Kids, time to tune this shit out. The denials will continue to get stronger and more frequent as the wheels come off the market, and it won’t be until well after the decline has finally started before the majority of the stories turn into tales of woe and despair and talk of bubbles bursting.

Anyway, nobody listens to me these days because — despite the fact that I do research and am right — I’m not a “journalist” at a “respectable” paper. They can’t print this out and plunk it down in front of their parents to explain why they aren’t “building equity” like other kids their age.

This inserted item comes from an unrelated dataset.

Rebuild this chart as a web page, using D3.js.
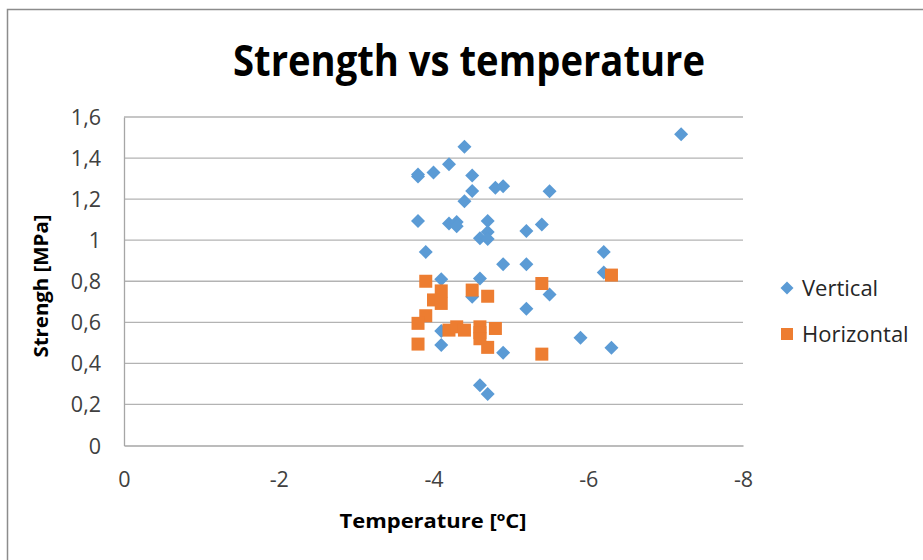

Except for Julia, who is therefore awesome.

CREA Revises Forecast

June 2nd, 2010 by Potato

Just a week after putting out a release saying that the bank economists were wrong and that Canada won’t have price declines, CREA has come out with another release revising their earlier statement. They now predict prices to decline nationally through 2011, driven by (unstated) declines in BC and Ontario. For those in Ontario and BC (which is pretty much all of my readers AFAIK) this means it really isn’t time to buy a house now — even the CREA thinks it’ll be a terrible idea!

All provinces are forecast to post modest average price gains in 2011, except British Columbia and Ontario. The forecast decline in activity is sharpest in these two provinces… The national average price is forecast to decline by 2.2 per cent in 2011 as a result.

So even though they’re calling for the rest of the country to go up, the declines in Ontario and BC will be enough for the overall national average to be pulled into negative territory (and remember that CREA is generally one of the most bullish sources of predictions!).